Running Up That Hill.
Frank Spencer, the eternal optimist once said, "Every day, in every way, I'm getting better and better". How we laughed as the world around him was turned into chaos. We might all do well to follow his philosophy though. Frank was never down trodden. No matter what ill luck plagued him, he picked himself up and dusted himself down, and started all over again (Note to self. Write a song for a musical using these words later).
It has taken me a very long time to see that this approach is the best approach to life. To a man who the glass has always been half empty, it comes as a shock to suddenly realise that maybe, just maybe, the glass is actually half full. What has brought about this shift in my perception of life? No, not class A drugs, copious amounts of beer or too many orange Smarties. The hypnotherapy/psychotherapy I have had recently has been the main instigator in this turn around. In recent years when I have had some form of therapy, I have always held on the feeling of anxiety/depression and used it as some form of comfort blanket. I did this all unconsciously of course. I didn't have the self awareness to see that I was doing this. A combination of this being pointed out and me being ready to move on, has been a revelation. I still do hang on to my anxiety a bit, but the ties are getting weaker and weaker. I'm continuing with the therapy until I've broken them completely and they will never be able to return. It may still take a little while but I know I'm so much better than I have probably ever been. I'm posting this for one thing and in the past the thought of feeling well was so alien, that I know that I checked in with myself to ensure I was still feeling shit. I would have found it very difficult to admit to being alright.

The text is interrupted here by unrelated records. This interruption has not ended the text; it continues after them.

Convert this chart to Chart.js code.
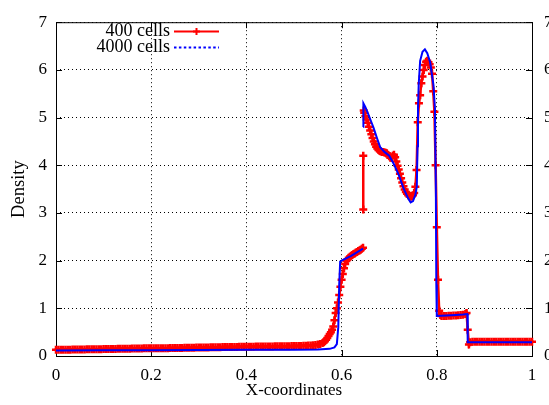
<!DOCTYPE html>
<html>
<head>
<meta charset="utf-8">
<title>Density</title>
<script src="https://cdn.jsdelivr.net/npm/chart.js@4.4.0/dist/chart.umd.min.js"></script>
<style>
  html, body { margin: 0; padding: 0; background: #fff; }
  canvas { display: block; }
</style>
</head>
<body>
<canvas id="densityChart" width="549" height="405"></canvas>
<script>
const seriesLabels = ['400 cells', '4000 cells'];
const xTitle = 'X-coordinates';
const yTitle = 'Density';
const xTicks = [0, 0.2, 0.4, 0.6, 0.8, 1];
const xTickLabels = ['0', '0.2', '0.4', '0.6', '0.8', '1'];
const yTicks = [0, 1, 2, 3, 4, 5, 6, 7];

// 400 cells (null = break in the line)
const coarseX = [
  0, 0.005, 0.01, 0.015, 0.02, 0.025, 0.03, 0.035, 0.04, 0.045,
  0.05, 0.055, 0.06, 0.065, 0.07, 0.075, 0.08, 0.085, 0.09, 0.095,
  0.1, 0.105, 0.11, 0.115, 0.12, 0.125, 0.13, 0.135, 0.14, 0.145,
  0.15, 0.155, 0.16, 0.165, 0.17, 0.175, 0.18, 0.185, 0.19, 0.195,
  0.2, 0.205, 0.21, 0.215, 0.22, 0.225, 0.23, 0.235, 0.24, 0.245,
  0.25, 0.255, 0.26, 0.265, 0.27, 0.275, 0.28, 0.285, 0.29, 0.295,
  0.3, 0.305, 0.31, 0.315, 0.32, 0.325, 0.33, 0.335, 0.34, 0.345,
  0.35, 0.355, 0.36, 0.365, 0.37, 0.375, 0.38, 0.385, 0.39, 0.395,
  0.4, 0.405, 0.41, 0.415, 0.42, 0.425, 0.43, 0.435, 0.44, 0.445,
  0.45, 0.455, 0.46, 0.465, 0.47, 0.475, 0.48, 0.485, 0.49, 0.495,
  0.5, 0.505, 0.51, 0.515, 0.52, 0.525, 0.53, 0.535, 0.54, 0.545, 0.55, 0.555,
  0.56, 0.5625, 0.565, 0.5675, 0.57, 0.5725, 0.575, 0.5775, 0.58, 0.5825,
  0.585, 0.5875, 0.59, 0.5925, 0.595, 0.5975, 0.6, 0.6025, 0.605, 0.6075,
  0.61, 0.6125, 0.615, 0.6175, 0.62, 0.6225, 0.625, 0.6275, 0.63, 0.6325,
  0.635, 0.6375, 0.64, 0.6425, 0.645,
  0.6452, 0.6455, 0.6455, 0.6458,
  0.6465, 0.6475,
  0.65, 0.6525, 0.655, 0.6575, 0.66, 0.6625, 0.665, 0.6675, 0.67, 0.6725,
  0.675, 0.6775, 0.68, 0.6825, 0.685, 0.6875, 0.69, 0.6925, 0.695, 0.6975,
  0.7, 0.7025, 0.705, 0.7075, 0.71, 0.7125, 0.715, 0.7175, 0.72, 0.7225,
  0.725, 0.7275, 0.73, 0.7325, 0.735, 0.7375, 0.74, 0.7425, 0.745, 0.7475,
  0.75, 0.7525, 0.755, 0.7575, 0.76, 0.7625, 0.765, 0.7675, 0.77, 0.7725,
  0.775, 0.7775, 0.78, 0.7825, 0.785, 0.7875, 0.79, 0.7925, 0.795, 0.7975,
  0.8, 0.8025, 0.805, 0.8075, 0.81,
  0.815, 0.82, 0.825, 0.83, 0.835, 0.84, 0.845, 0.85, 0.855, 0.86,
  0.8625, 0.865, 0.8675, 0.87,
  0.875, 0.88, 0.885, 0.89, 0.895, 0.9, 0.905, 0.91, 0.915, 0.92,
  0.925, 0.93, 0.935, 0.94, 0.945, 0.95, 0.955, 0.96, 0.965, 0.97,
  0.975, 0.98, 0.985, 0.99, 0.995, 1
];
const coarseY = [
  0.13, 0.13, 0.13, 0.13, 0.13, 0.13, 0.13, 0.135, 0.135, 0.135,
  0.135, 0.135, 0.135, 0.14, 0.14, 0.14, 0.14, 0.14, 0.14, 0.14,
  0.145, 0.145, 0.145, 0.145, 0.145, 0.145, 0.15, 0.15, 0.15, 0.15,
  0.15, 0.15, 0.155, 0.155, 0.155, 0.155, 0.155, 0.16, 0.16, 0.16,
  0.16, 0.16, 0.16, 0.165, 0.165, 0.165, 0.165, 0.165, 0.17, 0.17,
  0.17, 0.17, 0.17, 0.17, 0.175, 0.175, 0.175, 0.175, 0.175, 0.18,
  0.18, 0.18, 0.18, 0.18, 0.18, 0.185, 0.185, 0.185, 0.185, 0.185,
  0.19, 0.19, 0.19, 0.19, 0.19, 0.19, 0.19, 0.195, 0.195, 0.195,
  0.195, 0.195, 0.195, 0.195, 0.2, 0.2, 0.2, 0.2, 0.2, 0.2,
  0.2, 0.2, 0.205, 0.205, 0.205, 0.205, 0.205, 0.205, 0.205, 0.21,
  0.21, 0.21, 0.21, 0.21, 0.215, 0.215, 0.22, 0.22, 0.225, 0.23, 0.24, 0.25,
  0.27, 0.29, 0.31, 0.34, 0.38, 0.42, 0.46, 0.5, 0.55, 0.62,
  0.75, 0.9, 1.0, 1.12, 1.28, 1.45, 1.6, 1.72, 1.84, 1.93,
  1.99, 2.03, 2.06, 2.08, 2.1, 2.12, 2.14, 2.15, 2.17, 2.18,
  2.2, 2.21, 2.23, 2.25, 2.27,
  null, 3.07, 4.2, null,
  5.15, 5.1,
  5.03, 4.96, 4.89, 4.81, 4.73, 4.65, 4.57, 4.5, 4.44, 4.39,
  4.35, 4.32, 4.3, 4.29, 4.28, 4.28, 4.27, 4.26, 4.25, 4.22,
  4.19, 4.16, 4.16, 4.2, 4.22, 4.17, 4.08, 3.99, 3.91, 3.82,
  3.73, 3.64, 3.56, 3.49, 3.44, 3.4, 3.37, 3.35, 3.34, 3.35,
  3.37, 3.42, 3.55, 3.9, 4.9, 5.3, 5.47, 5.72, 5.86, 6.0,
  6.1, 6.17, 6.19, 6.16, 6.12, 6.05, 5.92, 5.55, 5.12, 4.0,
  2.7, 1.6, 0.95, 0.86, 0.84,
  0.84, 0.84, 0.845, 0.845, 0.85, 0.85, 0.855, 0.86, 0.865, 0.88,
  0.9, 0.55, 0.24, 0.29,
  0.3, 0.3, 0.3, 0.3, 0.3, 0.3, 0.3, 0.3, 0.3, 0.3,
  0.3, 0.3, 0.3, 0.3, 0.3, 0.3, 0.3, 0.3, 0.3, 0.3,
  0.3, 0.3, 0.3, 0.3, 0.3, 0.3
];

// 4000 cells
const fineX = [
  0, 0.1, 0.2, 0.3, 0.4, 0.5, 0.55, 0.575, 0.585, 0.59,
  0.593, 0.595, 0.597, 0.6, 0.62, 0.645, 0.6452, 0.6455, 0.6458, 0.65,
  0.655, 0.66, 0.667, 0.675, 0.681, 0.69, 0.7, 0.71, 0.72, 0.73,
  0.74, 0.745, 0.75, 0.755, 0.758, 0.7595, 0.7605, 0.762, 0.765, 0.77,
  0.775, 0.78, 0.786, 0.793, 0.796, 0.798, 0.799, 0.8, 0.82, 0.84,
  0.855, 0.864, 0.865, 0.9, 1
];
const fineY = [
  0.117, 0.12, 0.123, 0.126, 0.129, 0.133, 0.138, 0.15, 0.18, 0.25,
  0.6, 1.5, 1.98, 2.0, 2.1, 2.25, null, 4.8, 5.3, 5.22,
  5.1, 4.97, 4.79, 4.55, 4.38, 4.28, 4.2, 4.02, 3.8, 3.52,
  3.3, 3.22, 3.25, 3.38, 3.55, 4.4, 5.2, 5.7, 6.19, 6.38,
  6.43, 6.35, 6.16, 5.68, 5.2, 3.5, 1.5, 0.84, 0.85, 0.86,
  0.87, 0.88, 0.29, 0.29, 0.29
];

const serif = '"Liberation Serif", "DejaVu Serif", serif';

function toPoints(xs, ys) {
  return xs.map((x, i) => ({ x: x, y: ys[i] }));
}

// box round the plot with small inward ticks on all four sides
const framePlugin = {
  id: 'frame',
  beforeDatasetsDraw(chart) {
    const { ctx, chartArea: a, scales } = chart;
    ctx.save();
    ctx.strokeStyle = '#000';
    ctx.lineWidth = 1;
    ctx.setLineDash([]);
    ctx.strokeRect(a.left + 0.5, a.top + 0.5, a.right - a.left, a.bottom - a.top);
    ctx.beginPath();
    scales.x.ticks.forEach(t => {
      const px = Math.round(scales.x.getPixelForValue(t.value)) + 0.5;
      ctx.moveTo(px, a.bottom); ctx.lineTo(px, a.bottom - 6);
      ctx.moveTo(px, a.top); ctx.lineTo(px, a.top + 6);
    });
    scales.y.ticks.forEach(t => {
      const py = Math.round(scales.y.getPixelForValue(t.value)) + 0.5;
      ctx.moveTo(a.left, py); ctx.lineTo(a.left + 6, py);
      ctx.moveTo(a.right, py); ctx.lineTo(a.right - 6, py);
    });
    ctx.stroke();
    ctx.restore();
  }
};

// gnuplot style key inside the plot, top left
const keyPlugin = {
  id: 'key',
  afterDraw(chart) {
    const { ctx } = chart;
    const rows = [31, 47];
    ctx.save();
    ctx.font = '18px ' + serif;
    ctx.fillStyle = '#000';
    ctx.textAlign = 'right';
    ctx.textBaseline = 'middle';
    chart.data.datasets.forEach((ds, i) => {
      const y = rows[i] + 0.5;
      ctx.fillText(ds.label, 170, rows[i]);
      ctx.strokeStyle = ds.borderColor;
      ctx.lineWidth = 2;
      ctx.setLineDash(ds.keyDash || []);
      ctx.beginPath();
      ctx.moveTo(174, y); ctx.lineTo(219, y);
      ctx.stroke();
      ctx.setLineDash([]);
      if (ds.pointRadius > 0) {
        ctx.beginPath();
        ctx.moveTo(196.5 - 3.5, y); ctx.lineTo(196.5 + 3.5, y);
        ctx.moveTo(196.5, y - 3.5); ctx.lineTo(196.5, y + 3.5);
        ctx.stroke();
      }
    });
    ctx.restore();
  }
};

const tickFont = { family: serif, size: 17 };

new Chart(document.getElementById('densityChart'), {
  type: 'line',
  data: {
    datasets: [
      {
        label: seriesLabels[0],
        data: toPoints(coarseX, coarseY),
        borderColor: '#ff0000',
        backgroundColor: '#ff0000',
        borderWidth: 2.5,
        pointStyle: 'cross',
        pointRadius: 4,
        pointBorderWidth: 2.5,
        pointBorderColor: '#ff0000',
        tension: 0,
        spanGaps: false,
        clip: false,
        order: 1
      },
      {
        label: seriesLabels[1],
        data: toPoints(fineX, fineY),
        borderColor: '#0000ff',
        backgroundColor: '#0000ff',
        borderWidth: 2,
        pointRadius: 0,
        tension: 0,
        spanGaps: false,
        keyDash: [2.5, 2.4],
        order: 0
      }
    ]
  },
  options: {
    responsive: false,
    animation: false,
    devicePixelRatio: 1,
    layout: { padding: { top: 16, left: 0, right: 0, bottom: 0 } },
    plugins: {
      legend: { display: false },
      tooltip: { enabled: false }
    },
    scales: {
      x: {
        type: 'linear',
        min: 0,
        max: 1,
        afterBuildTicks: s => { s.ticks = xTicks.map(v => ({ value: v })); },
        afterFit: s => { s.height = 49; },
        ticks: {
          font: tickFont, color: '#000', padding: 9, maxRotation: 0, autoSkip: false,
          callback: (v, i) => xTickLabels[i]
        },
        grid: { color: '#000', lineWidth: 1, drawTicks: false },
        border: { display: false, dash: [1, 3] },
        title: { display: true, text: xTitle, font: tickFont, color: '#000', padding: { top: 0, bottom: 4 } }
      },
      y: {
        type: 'linear',
        position: 'left',
        min: 0,
        max: 7,
        afterBuildTicks: s => { s.ticks = yTicks.map(v => ({ value: v })); },
        afterFit: s => { s.width = 56; },
        ticks: { font: tickFont, color: '#000', padding: 9 },
        grid: { color: '#000', lineWidth: 1, drawTicks: false },
        border: { display: false, dash: [1, 3] },
        title: { display: true, text: yTitle, font: { family: serif, size: 18.5 }, color: '#000', padding: { top: 8, bottom: 0 } }
      },
      y2: {
        type: 'linear',
        position: 'right',
        min: 0,
        max: 7,
        afterBuildTicks: s => { s.ticks = yTicks.map(v => ({ value: v })); },
        afterFit: s => { s.width = 17; },
        ticks: { font: tickFont, color: '#000', padding: 12 },
        grid: { display: false, drawTicks: false },
        border: { display: false }
      }
    }
  },
  plugins: [framePlugin, keyPlugin]
});
</script>
</body>
</html>
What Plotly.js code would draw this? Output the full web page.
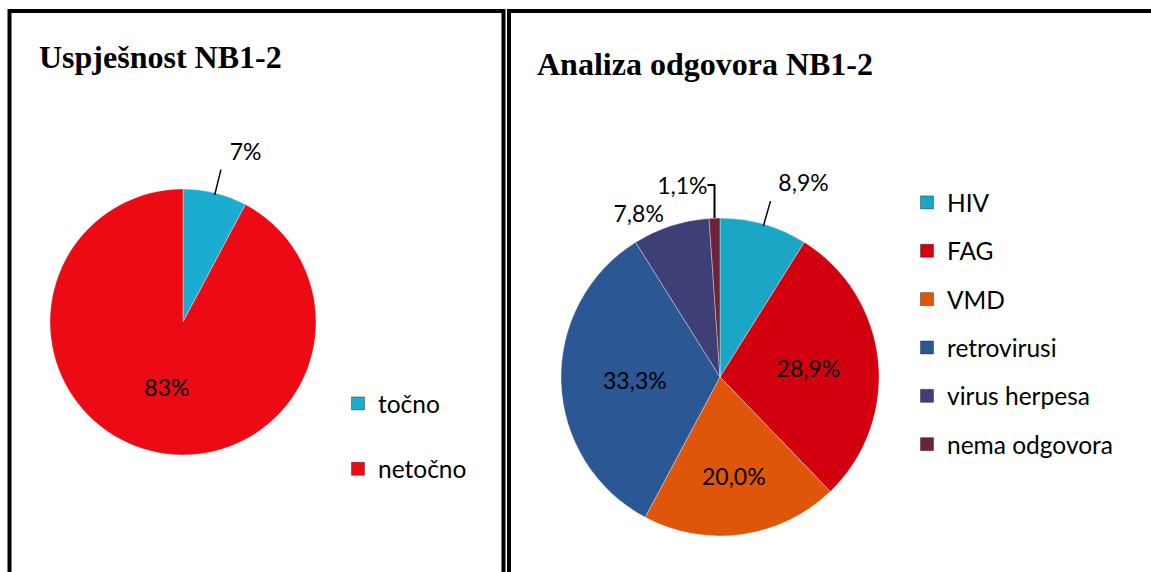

My very good friend Debi told me on Thursday that she could see a change in me. My negative outlook was not there anymore. It was lovely to hear. I've felt a change in me, so it was nice to be told that others have noticed it too. Holly, told me too that the change in my physiology was markedly better since I first started receiving treatment from her. I don't look so drawn and tired, and although I still feel pretty tired I know that this won't last for ever.
The next step is to get off these anti-anxiety/depressants that I have been on since June 2004. I'll take it steady and consult the doctor on how to do this in a couple of weeks time because I want ensure that it isn't the meds that have brought about this change in me (although I'm pretty convinced it isn't). My increased tiredness is probably due to the meds not having a whole lot to do at the moment, so they have decided to make me tired as a punishment ;-)
For the first time in I don't know when, I actually feel positive about the future, whatever it brings. And that I can assure you feels pretty darn good.